Your instructions | What is the number of lines in these entries that include "this"? Write that number and no other text.

═══ Information given ═══

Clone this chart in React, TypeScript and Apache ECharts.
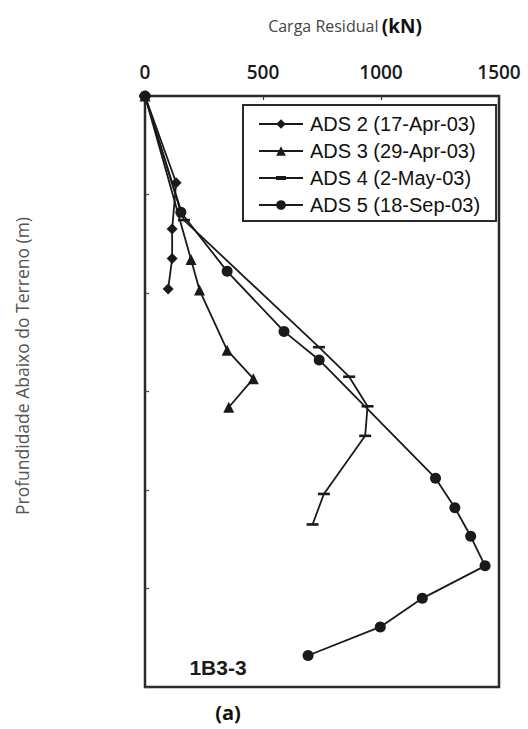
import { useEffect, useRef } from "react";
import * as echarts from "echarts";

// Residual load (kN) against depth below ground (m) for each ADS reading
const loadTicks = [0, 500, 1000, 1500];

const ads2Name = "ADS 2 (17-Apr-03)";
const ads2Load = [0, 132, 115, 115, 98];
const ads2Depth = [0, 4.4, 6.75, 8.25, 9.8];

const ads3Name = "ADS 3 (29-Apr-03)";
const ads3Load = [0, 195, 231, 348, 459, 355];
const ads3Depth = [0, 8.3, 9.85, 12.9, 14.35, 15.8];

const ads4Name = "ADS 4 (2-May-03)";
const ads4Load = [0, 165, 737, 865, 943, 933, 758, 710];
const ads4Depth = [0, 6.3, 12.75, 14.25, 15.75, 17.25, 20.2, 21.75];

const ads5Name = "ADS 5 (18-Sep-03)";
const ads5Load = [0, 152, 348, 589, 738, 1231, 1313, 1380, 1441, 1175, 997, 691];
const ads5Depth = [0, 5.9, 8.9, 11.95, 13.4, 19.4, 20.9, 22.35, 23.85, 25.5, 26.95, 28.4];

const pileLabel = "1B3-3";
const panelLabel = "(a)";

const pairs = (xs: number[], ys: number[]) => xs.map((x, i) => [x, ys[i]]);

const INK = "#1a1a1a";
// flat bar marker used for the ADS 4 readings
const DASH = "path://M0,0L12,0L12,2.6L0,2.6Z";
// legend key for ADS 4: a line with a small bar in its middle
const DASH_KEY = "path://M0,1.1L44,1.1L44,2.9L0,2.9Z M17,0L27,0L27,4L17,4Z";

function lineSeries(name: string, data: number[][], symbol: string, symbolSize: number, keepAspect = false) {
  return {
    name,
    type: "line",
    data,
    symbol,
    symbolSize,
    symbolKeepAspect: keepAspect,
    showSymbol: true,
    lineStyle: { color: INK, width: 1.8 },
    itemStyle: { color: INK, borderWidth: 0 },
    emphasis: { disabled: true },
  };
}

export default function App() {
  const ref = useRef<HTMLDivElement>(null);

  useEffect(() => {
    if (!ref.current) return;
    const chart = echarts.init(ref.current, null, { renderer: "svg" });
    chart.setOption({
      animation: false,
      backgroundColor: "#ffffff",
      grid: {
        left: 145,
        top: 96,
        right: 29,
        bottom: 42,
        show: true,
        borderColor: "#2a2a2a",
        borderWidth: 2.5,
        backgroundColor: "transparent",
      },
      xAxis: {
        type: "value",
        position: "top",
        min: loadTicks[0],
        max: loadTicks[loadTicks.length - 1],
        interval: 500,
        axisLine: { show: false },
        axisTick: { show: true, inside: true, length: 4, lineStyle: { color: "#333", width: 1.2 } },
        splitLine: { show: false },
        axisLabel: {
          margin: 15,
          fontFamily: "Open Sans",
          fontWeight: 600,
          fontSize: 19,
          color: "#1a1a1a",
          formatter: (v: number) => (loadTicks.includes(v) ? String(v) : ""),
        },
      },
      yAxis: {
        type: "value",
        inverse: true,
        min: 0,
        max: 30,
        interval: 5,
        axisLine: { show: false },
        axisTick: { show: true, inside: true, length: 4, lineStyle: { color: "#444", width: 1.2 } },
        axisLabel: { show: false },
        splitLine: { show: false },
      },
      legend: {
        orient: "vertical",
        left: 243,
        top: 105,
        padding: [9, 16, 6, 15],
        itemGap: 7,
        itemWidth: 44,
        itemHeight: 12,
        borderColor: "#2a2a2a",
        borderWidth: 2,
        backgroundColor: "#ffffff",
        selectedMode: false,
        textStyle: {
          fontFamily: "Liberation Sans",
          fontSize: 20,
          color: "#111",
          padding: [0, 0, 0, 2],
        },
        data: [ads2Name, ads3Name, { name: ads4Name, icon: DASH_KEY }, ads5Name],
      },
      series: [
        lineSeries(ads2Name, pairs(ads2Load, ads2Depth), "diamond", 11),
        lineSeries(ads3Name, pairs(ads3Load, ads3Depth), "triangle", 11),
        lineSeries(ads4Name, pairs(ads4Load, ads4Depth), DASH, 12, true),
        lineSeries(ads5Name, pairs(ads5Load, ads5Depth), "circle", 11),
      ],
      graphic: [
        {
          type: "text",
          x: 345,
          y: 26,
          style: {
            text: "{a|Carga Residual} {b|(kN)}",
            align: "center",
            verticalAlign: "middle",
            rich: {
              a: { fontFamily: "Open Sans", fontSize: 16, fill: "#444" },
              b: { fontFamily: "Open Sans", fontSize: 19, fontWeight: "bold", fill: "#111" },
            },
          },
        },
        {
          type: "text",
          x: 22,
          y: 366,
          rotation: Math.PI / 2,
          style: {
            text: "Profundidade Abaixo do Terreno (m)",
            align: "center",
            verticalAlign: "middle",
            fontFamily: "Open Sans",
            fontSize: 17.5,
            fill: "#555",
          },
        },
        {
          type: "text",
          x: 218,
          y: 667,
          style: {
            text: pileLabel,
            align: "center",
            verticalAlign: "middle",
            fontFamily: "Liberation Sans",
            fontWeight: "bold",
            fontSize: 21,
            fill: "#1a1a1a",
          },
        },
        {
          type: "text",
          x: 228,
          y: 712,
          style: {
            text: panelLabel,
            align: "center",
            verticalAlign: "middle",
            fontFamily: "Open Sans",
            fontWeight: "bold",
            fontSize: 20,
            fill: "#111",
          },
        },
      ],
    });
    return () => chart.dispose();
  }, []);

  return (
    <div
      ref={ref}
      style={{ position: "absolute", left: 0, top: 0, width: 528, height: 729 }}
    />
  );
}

═══
═══ Information given ═══

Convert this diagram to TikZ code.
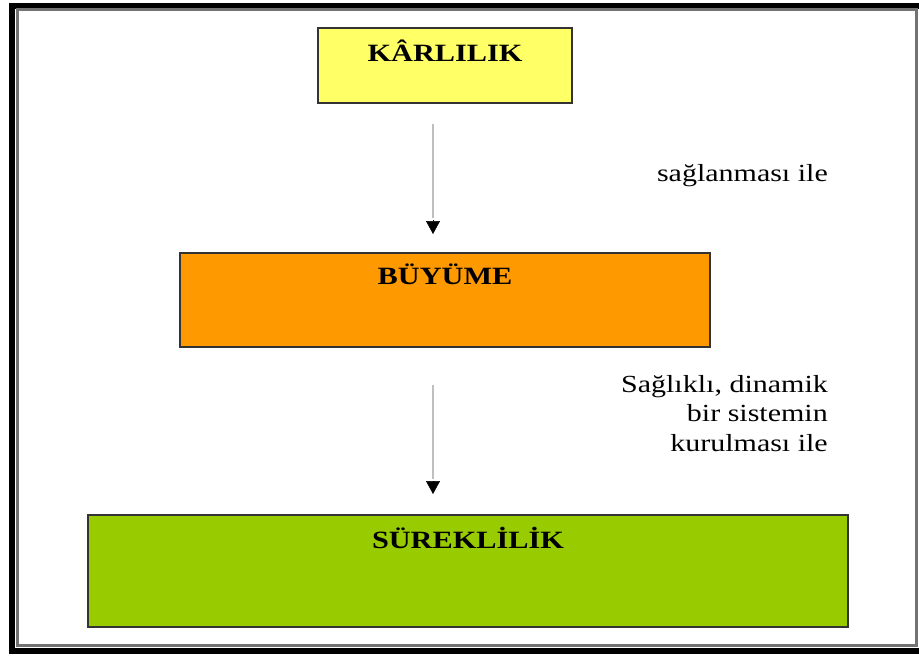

═══

Output below | 2